Opinion about raising the debt limit was more evenly divided in July 2011, a few weeks before the last major showdown over the issue. At that time, 40% viewed a debt limit increase as absolutely essential in order to avoid a crisis, while nearly as many (39%) said it would not pose major problems.
Partisan differences over raising the debt limit are similar to two years ago: 62% of Democrats think it is absolutely essential to increase the debt limit, compared with 45% of independents and 36% of Republicans. Republicans and GOP leaners who do not agree with the Tea Party (40%) are much more likely than Tea Party Republicans (23%) to view a debt limit hike as absolutely essential.
Senate Democrats are planning to start the process this week for a Senate vote on a clean debt limit increase, sources tell me – a move that could call the bluff of Republicans in both chambers and force them to take a stand on whether they will allow default and economic destruction if Dems don’t accept their unilateral demands.
The move has the backing of the White House, according to a source familiar with discussions…
If the Senate can pass a clean debt limit increase and send it to the lower chamber, then House Republicans would then presumably refuse to allow a vote on it. With Boehner now claiming a clean debt limit (or a clean CR) cannot pass the House, this would enable Dems to argue Boehner won’t even allow the will of the House to be tested on the debt limit, either, despite the threat of default.
This also raises another question: If Senate Republicans filibuster a debt ceiling hike, will Senate Dem leaders change the rules to allow it to pass by a simple majority, on the argument that so doing is imperative to save the U.S. economy from meltdown?

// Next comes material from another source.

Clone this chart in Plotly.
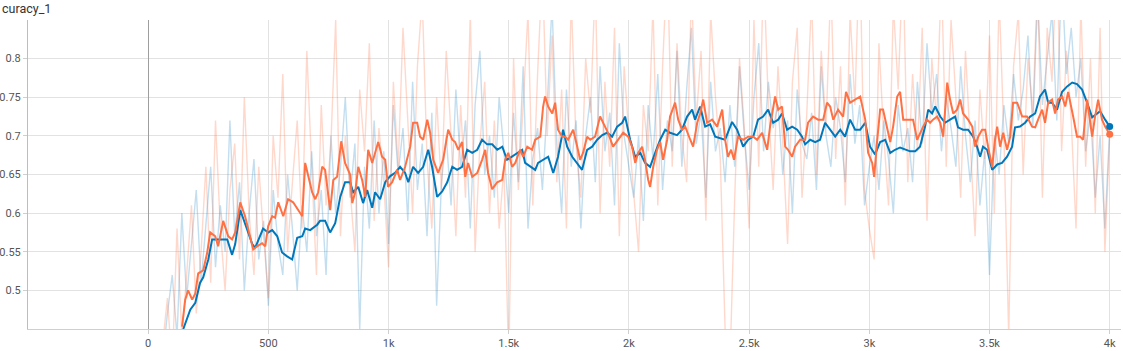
import plotly.graph_objects as go

# ---------------- data ----------------
raw_steps = list(range(40, 4001, 20))

blue_raw = [
    .38, .41, .47, .52, .44, .60, .49, .56, .63, .51,
    .58, .66, .53, .61, .55, .72, .57, .64, .50, .60,
    .67, .54, .59, .48, .63, .56, .52, .65, .58, .50,
    .61, .55, .68, .57, .63, .52, .70, .60, .66, .75,
    .62, .69, .45, .66, .58, .72, .60, .68, .56, .74,
    .65, .71, .59, .77, .63, .69, .57, .73, .48, .64,
    .70, .61, .76, .66, .72, .58, .74, .81, .65, .70,
    .62, .75, .68, .60, .73, .64, .79, .58, .67, .71,
    .63, .74, .87, .69, .60, .76, .66, .72, .58, .70,
    .75, .64, .79, .68, .73, .61, .82, .70, .66, .62,
    .70, .59, .74, .67, .78, .63, .72, .68, .81, .66,
    .76, .84, .69, .73, .62, .77, .68, .71, .64, .74,
    .66, .79, .70, .63, .75, .82, .68, .77, .71, .74,
    .65, .72, .60, .76, .69, .67, .73, .63, .79, .70,
    .66, .75, .71, .64, .78, .69, .74, .61, .66, .70,
    .63, .72, .67, .60, .74, .68, .71, .64, .77, .69,
    .82, .73, .78, .68, .75, .71, .66, .79, .70, .64,
    .72, .61, .68, .52, .70, .65, .74, .69, .78, .72,
    .76, .83, .71, .88, .74, .80, .86, .72, .91, .78,
    .84, .75, .80, .68, .73, .62, .70, .58, .71,
]

orange_raw = [
    .38, .43, .49, .40, .58, .44, .52, .61, .47, .55,
    .66, .51, .72, .58, .50, .63, .69, .54, .75, .60,
    .52, .66, .57, .49, .70, .62, .78, .55, .64, .72,
    .58, .81, .66, .52, .74, .61, .69, .85, .57, .70,
    .63, .55, .76, .68, .82, .59, .71, .64, .53, .77,
    .66, .84, .72, .60, .79, .88, .67, .58, .75, .63,
    .81, .70, .57, .74, .62, .86, .55, .69, .77, .60,
    .72, .58, .66, .40, .80, .63, .74, .86, .61, .78,
    .92, .70, .83, .64, .76, .58, .88, .69, .62, .80,
    .73, .90, .60, .77, .66, .84, .57, .79, .70, .62,
    .55, .74, .68, .87, .61, .79, .93, .66, .82, .70,
    .64, .89, .72, .81, .59, .86, .75, .67, .45, .40,
    .62, .80, .71, .58, .85, .66, .92, .74, .63, .79,
    .69, .56, .77, .84, .62, .73, .88, .65, .81, .71,
    .90, .67, .79, .61, .86, .74, .95, .63, .58, .54,
    .82, .70, .61, .87, .76, .93, .64, .78, .68, .84,
    .59, .80, .72, .91, .66, .85, .75, .62, .81, .69,
    .57, .76, .67, .83, .60, .88, .70, .44, .79, .86,
    .65, .80, .73, .90, .62, .84, .77, .94, .68, .81,
    .72, .58, .87, .66, .80, .60, .84, .55, .70,
]

blue_steps = [
    146, 175, 196, 216, 229, 250, 266, 287, 308, 329,
    349, 362, 383, 412, 433, 445, 466, 478, 499, 516,
    537, 557, 578, 599, 620, 641, 653, 674, 703, 715,
    736, 757, 778, 799, 819, 840, 853, 874, 894, 911,
    932, 944, 965, 986, 1007, 1027, 1048, 1069, 1082, 1102,
    1123, 1144, 1165, 1181, 1202, 1223, 1244, 1265, 1285, 1306,
    1327, 1348, 1369, 1389, 1410, 1431, 1452, 1473, 1493, 1514,
    1535, 1556, 1568, 1589, 1610, 1622, 1643, 1664, 1685, 1705,
    1726, 1743, 1764, 1785, 1805, 1826, 1847, 1868, 1889, 1909,
    1930, 1951, 1972, 1984, 2005, 2026, 2047, 2067, 2088, 2109,
    2130, 2151, 2171, 2200, 2221, 2242, 2263, 2275, 2296, 2317,
    2338, 2359, 2379, 2400, 2429, 2450, 2475, 2496, 2517, 2537,
    2558, 2579, 2600, 2621, 2637, 2658, 2679, 2700, 2720, 2733,
    2754, 2775, 2795, 2816, 2837, 2858, 2879, 2899, 2920, 2941,
    2962, 2983, 3003, 3024, 3045, 3066, 3087, 3107, 3128, 3149,
    3170, 3191, 3211, 3232, 3245, 3261, 3274, 3295, 3315, 3336,
    3357, 3369, 3390, 3411, 3432, 3448, 3461, 3473, 3490, 3511,
    3532, 3552, 3573, 3594, 3606, 3627, 3648, 3669, 3690, 3710,
    3731, 3744, 3760, 3781, 3802, 3823, 3844, 3864, 3885, 3906,
    3927, 3948, 3960, 3981, 4000,
]

blue_smooth = [
    .45, .475, .484, .51, .517, .54, .566, .566, .566, .566,
    .546, .56, .604, .578, .56, .555, .57, .58, .575, .578,
    .57, .549, .544, .54, .568, .57, .58, .578, .585, .59,
    .59, .575, .587, .621, .64, .64, .627, .634, .613, .63,
    .607, .627, .618, .64, .648, .652, .66, .652, .64, .66,
    .652, .66, .682, .66, .621, .628, .64, .66, .656, .66,
    .682, .678, .682, .695, .689, .689, .682, .686, .669, .673,
    .678, .682, .665, .66, .656, .665, .669, .673, .652, .673,
    .708, .686, .673, .665, .656, .682, .686, .695, .701, .704,
    .699, .712, .717, .725, .695, .673, .678, .665, .66, .678,
    .695, .708, .704, .701, .708, .725, .734, .721, .738, .712,
    .715, .699, .697, .695, .718, .708, .686, .695, .699, .721,
    .725, .734, .717, .721, .729, .708, .712, .708, .699, .689,
    .695, .692, .695, .717, .708, .699, .708, .699, .721, .708,
    .708, .717, .686, .676, .692, .695, .678, .682, .685, .682,
    .68, .68, .686, .712, .734, .729, .738, .725, .717, .721,
    .725, .711, .708, .708, .699, .686, .673, .686, .682, .656,
    .663, .665, .673, .686, .711, .712, .717, .725, .729, .751,
    .76, .743, .743, .734, .757, .764, .769, .767, .76, .743,
    .724, .729, .732, .721, .712,
]

orange_steps = [
    141, 154, 166, 183, 196, 208, 229, 245, 258, 279,
    291, 312, 333, 349, 362, 383, 403, 424, 437, 453,
    474, 487, 499, 516, 528, 541, 562, 582, 603, 624,
    641, 653, 666, 682, 695, 707, 724, 736, 757, 770,
    786, 803, 819, 840, 849, 861, 874, 890, 903, 915,
    932, 944, 957, 973, 986, 998, 1015, 1036, 1048, 1069,
    1090, 1102, 1119, 1131, 1144, 1161, 1173, 1186, 1206, 1227,
    1248, 1265, 1277, 1290, 1306, 1319, 1331, 1348, 1369, 1389,
    1402, 1414, 1431, 1452, 1473, 1485, 1498, 1514, 1527, 1547,
    1560, 1577, 1597, 1610, 1631, 1643, 1651, 1664, 1681, 1693,
    1705, 1722, 1735, 1747, 1768, 1785, 1797, 1809, 1826, 1839,
    1859, 1880, 1893, 1913, 1934, 1955, 1976, 1997, 2013, 2026,
    2038, 2055, 2067, 2080, 2088, 2101, 2117, 2130, 2142, 2159,
    2171, 2192, 2205, 2221, 2234, 2255, 2267, 2284, 2296, 2309,
    2325, 2346, 2367, 2388, 2400, 2412, 2425, 2437, 2454, 2475,
    2496, 2517, 2533, 2554, 2575, 2587, 2608, 2621, 2637, 2650,
    2662, 2679, 2691, 2712, 2733, 2745, 2766, 2787, 2808, 2824,
    2837, 2850, 2870, 2891, 2903, 2920, 2941, 2962, 2983, 2995,
    3012, 3020, 3032, 3045, 3057, 3074, 3087, 3099, 3116, 3128,
    3141, 3161, 3182, 3199, 3211, 3224, 3240, 3253, 3265, 3282,
    3295, 3307, 3324, 3336, 3349, 3365, 3378, 3390, 3411, 3428,
    3440, 3453, 3469, 3482, 3494, 3511, 3523, 3532, 3544, 3557,
    3573, 3586, 3598, 3615, 3636, 3656, 3677, 3690, 3702, 3719,
    3731, 3744, 3760, 3773, 3785, 3802, 3815, 3827, 3848, 3864,
    3877, 3889, 3906, 3918, 3927, 3939, 3952, 3968, 3981, 4000,
]

orange_smooth = [
    .453, .488, .5, .488, .496, .522, .526, .548, .575, .57,
    .557, .59, .57, .566, .575, .614, .596, .57, .553, .557,
    .561, .557, .583, .596, .594, .614, .596, .618, .614, .604,
    .596, .665, .647, .627, .618, .627, .66, .656, .604, .643,
    .647, .693, .665, .65, .613, .627, .66, .643, .621, .682,
    .665, .678, .692, .673, .669, .634, .64, .656, .643, .66,
    .686, .717, .717, .699, .695, .721, .704, .669, .652, .669,
    .708, .695, .692, .682, .692, .647, .665, .647, .652, .669,
    .682, .652, .631, .64, .643, .669, .678, .66, .665, .682,
    .673, .686, .682, .695, .699, .738, .751, .738, .729, .743,
    .708, .699, .699, .695, .708, .686, .669, .678, .699, .695,
    .699, .725, .717, .704, .686, .695, .704, .699, .686, .665,
    .678, .686, .669, .643, .634, .66, .682, .692, .669, .695,
    .725, .743, .721, .708, .712, .695, .686, .717, .729, .747,
    .717, .721, .712, .734, .695, .673, .682, .669, .699, .695,
    .699, .699, .695, .704, .682, .712, .751, .734, .738, .686,
    .682, .673, .686, .695, .695, .717, .725, .721, .721, .743,
    .738, .721, .734, .725, .757, .743, .747, .751, .721, .678,
    .665, .647, .692, .734, .734, .712, .692, .712, .751, .757,
    .721, .721, .721, .695, .704, .712, .721, .717, .721, .725,
    .717, .699, .769, .747, .729, .734, .747, .729, .721, .712,
    .686, .699, .708, .708, .686, .66, .695, .712, .686, .704,
    .682, .699, .743, .743, .725, .725, .712, .711, .721, .734,
    .717, .743, .747, .729, .747, .751, .738, .757, .725, .699,
    .699, .695, .747, .721, .699, .725, .747, .721, .712, .702,
]

assert len(raw_steps) == len(blue_raw) == len(orange_raw), (len(raw_steps), len(blue_raw), len(orange_raw))
assert len(blue_steps) == len(blue_smooth), (len(blue_steps), len(blue_smooth))
assert len(orange_steps) == len(orange_smooth), (len(orange_steps), len(orange_smooth))

x_tickvals = [0, 500, 1000, 1500, 2000, 2500, 3000, 3500, 4000]
x_ticktext = ["0", "500", "1k", "1.5k", "2k", "2.5k", "3k", "3.5k", "4k"]
y_tickvals = [0.5, 0.55, 0.6, 0.65, 0.7, 0.75, 0.8]
y_ticktext = ["0.5", "0.55", "0.6", "0.65", "0.7", "0.75", "0.8"]
title_text = "curacy_1"

BLUE = "#0077bb"
ORANGE = "#ff7043"

# ---------------- figure ----------------
fig = go.Figure()
fig.add_trace(go.Scatter(x=raw_steps, y=blue_raw, mode="lines",
                         line=dict(color="rgba(0,119,187,0.24)", width=1.4),
                         hoverinfo="skip"))
fig.add_trace(go.Scatter(x=raw_steps, y=orange_raw, mode="lines",
                         line=dict(color="rgba(255,112,67,0.27)", width=1.4),
                         hoverinfo="skip"))
fig.add_trace(go.Scatter(x=blue_steps, y=blue_smooth, mode="lines",
                         line=dict(color=BLUE, width=2)))
fig.add_trace(go.Scatter(x=orange_steps, y=orange_smooth, mode="lines",
                         line=dict(color=ORANGE, width=2)))
fig.add_trace(go.Scatter(x=[blue_steps[-1]], y=[blue_smooth[-1]], mode="markers",
                         marker=dict(color=BLUE, size=7), cliponaxis=False))
fig.add_trace(go.Scatter(x=[orange_steps[-1]], y=[orange_smooth[-1]], mode="markers",
                         marker=dict(color=ORANGE, size=7), cliponaxis=False))

W, H = 1123, 351
ml, mr, mt, mb = 28, 2, 20, 22
pw = W - ml - mr
ph = H - mt - mb

fig.update_layout(
    width=W, height=H,
    margin=dict(l=ml, r=mr, t=mt, b=mb, pad=0, autoexpand=False),
    paper_bgcolor="white", plot_bgcolor="white",
    showlegend=False,
    font=dict(family="Roboto, Arial, sans-serif", size=11, color="#555"),
    xaxis=dict(range=[-500, 4047], tickvals=x_tickvals, ticktext=x_ticktext,
               automargin=False,
               showgrid=True, gridcolor="#e2e2e2", gridwidth=1,
               zeroline=True, zerolinecolor="#9e9e9e", zerolinewidth=1,
               showline=True, linecolor="#cfcfcf", linewidth=1,
               ticks="outside", ticklen=4, tickcolor="#cfcfcf",
               tickfont=dict(size=11, color="#555")),
    yaxis=dict(range=[0.45, 0.85], tickvals=y_tickvals, ticktext=y_ticktext,
               automargin=False,
               showgrid=True, gridcolor="#e2e2e2", gridwidth=1,
               zeroline=False,
               showline=True, linecolor="#bdbdbd", linewidth=1,
               ticks="outside", ticklen=4, tickcolor="#cfcfcf",
               tickfont=dict(size=11, color="#555")),
    annotations=[dict(text=title_text, xref="paper", yref="paper",
                      x=-ml / pw, y=1 + 12 / ph, xanchor="left", yanchor="middle",
                      showarrow=False, font=dict(size=12.5, color="#333"))],
)

fig.write_html("out.html")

Remember, the deal that averted the “nuclear option” this year left the current rules in place, but Dems reserved the right to act again if GOP obstructionism continued.
White House spokesman Jay Carney said Monday that lifting the debt ceiling will be non-negotiable for as long as Barack Obama is president…
“It will always be, as long as he’s president, President Obama’s position that that responsibility is not negotiable. That there’s not a game of trading for political priorities or agenda items that Republicans have not been able to achieve through legislation or the ballot box.”
Representative Greg Walden of Oregon, the House GOP’s campaign chief, says whatever the leadership ultimately decides, it won’t be a clean CR or a clean extension of the debt limit. “I don’t think you could pass a clean CR or a clean debt ceiling,” he says. “But we need to sit down and talk with the Senate and the president and work through all of these issues.”
Sources close to Boehner echo Walden. In private, Boehner has told his allies that he won’t bring up a clean CR, and he’s hopeful that as the deadline nears, President Obama will deal. “There’s no way the president holds firm,” a House GOP insider predicts. “Once that crack opens, I don’t know how the debt limit will be addressed, but it won’t be by Republican capitulation.”
“Pretty much the same story,” cracks Representative Peter King of New York, when asked for an update. “Everything’s the same story.”